One of the beneficial side effects of the fitness challenge I gave myself a few weeks ago, to run 25 miles that week, was to normalize longer distance runs for me. Ever since that week I’ve been running much longer distances that I had previously attempted on a regular basis. Whereas my usual run prior to my fitness challenge week was 3 to 4 miles, now I’m regularly running 6 miles, and feel that a 5 mile run is a bit short. Monday I only had time for a quick run so I did a 4.3 mile run – one that would have previously been considered one of my longest running routes!

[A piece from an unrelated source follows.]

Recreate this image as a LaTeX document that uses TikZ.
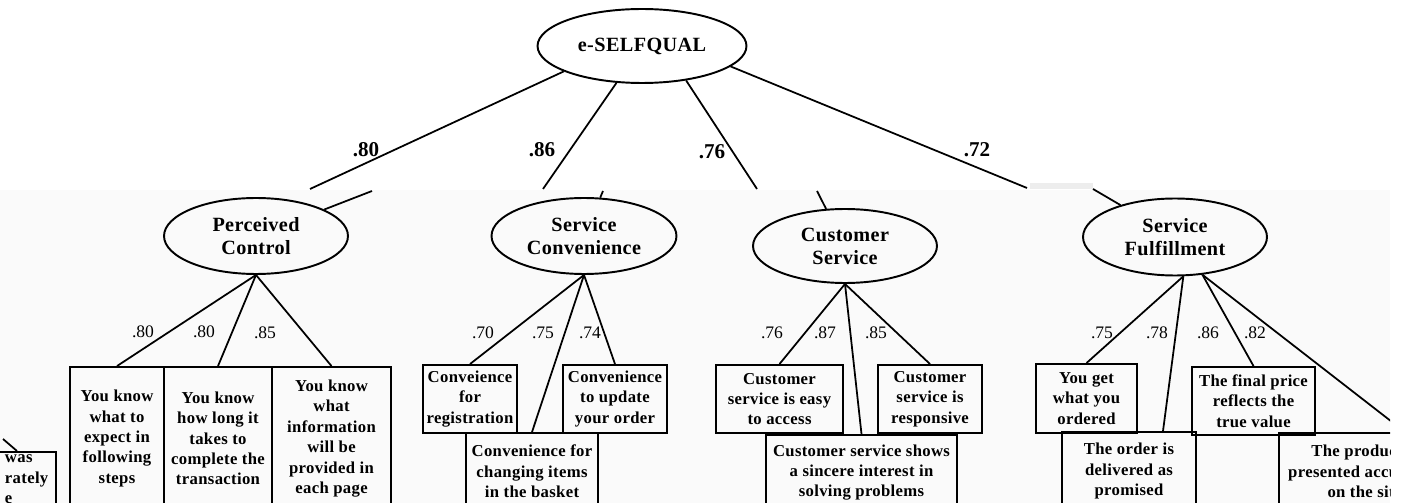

As I run I ponder. Today I was thinking about the recent fad for team/group exercise. I’ve NEVER been a big proponent of group exercise for me, in fact in many cases I’ve gone out of my way to avoid it. I know that a lot of people are super excited about getting a team together to do one of those charity bike rides, or a themed running event like Tough Mudder or a Zombie Run, yet I cannot manage to commit myself to such an undertaking no matter how much I like the people putting together the group. I look at the people involved and I think, “I would LOVE to hang out with her/him/them more! And I even like running! So what’s wrong with me that doing a group exercise event fills me with dread and loathing?”
I’m not entirely certain, but I have a couple of ideas. The first one is that as a “fat kid” growing up, engaging in group exercise (at school PE class, organized sports, etc) always had one inevitable result – I would be a big disappointment to my team and, likely, be the reason why we would lose whatever competition (they’re always a competition – a game or a race) we were participating in. It was always me, the out-of-shape fat girl, who caused the team to fail. I had enough of that humiliation early on in my life that just thinking about group exercise fills me with despair. I just know I’ll be the slowest, worst, most losing-est member of the team. Why would I want to volunteer for that? Whether or not it’s true now, the ingrained reflex remains. It’s hard to override lessons learned in the formative years.
The other part is that, in addition to the fear of sucking at whatever activity I’m participating in, exercising is my meditation time. I’m a solo runner, and I jealously guard that solo time because it’s when I can mull things over in my mind without distractions – no computer, no books, no other people, no phones. Just me and my thoughts (and my workout playlist, of course!). I don’t WANT to have to chit-chat, or smile, or whatever it is that people do when they’re exercising in groups. I want my alone time in my own head so I can make sense of my world, solve some nagging work issue, remember all the things I need to do, organize my weekend plans, fantasize about what I should have said that one time (but didn’t). The thought of giving up that time makes me sad and somewhat grumpy.
I know that the point of group exercise is partly motivation – it helps people to get out and do the exercise when they’ve made a commitment to others to show up for a practice or session. But for me…I don’t need motivation. I’ve got it already. Once I discovered it, I’ve never lost my deep-seated understanding that if I don’t exercise I will feel horrible in my body. I do it whether anybody is watching or not.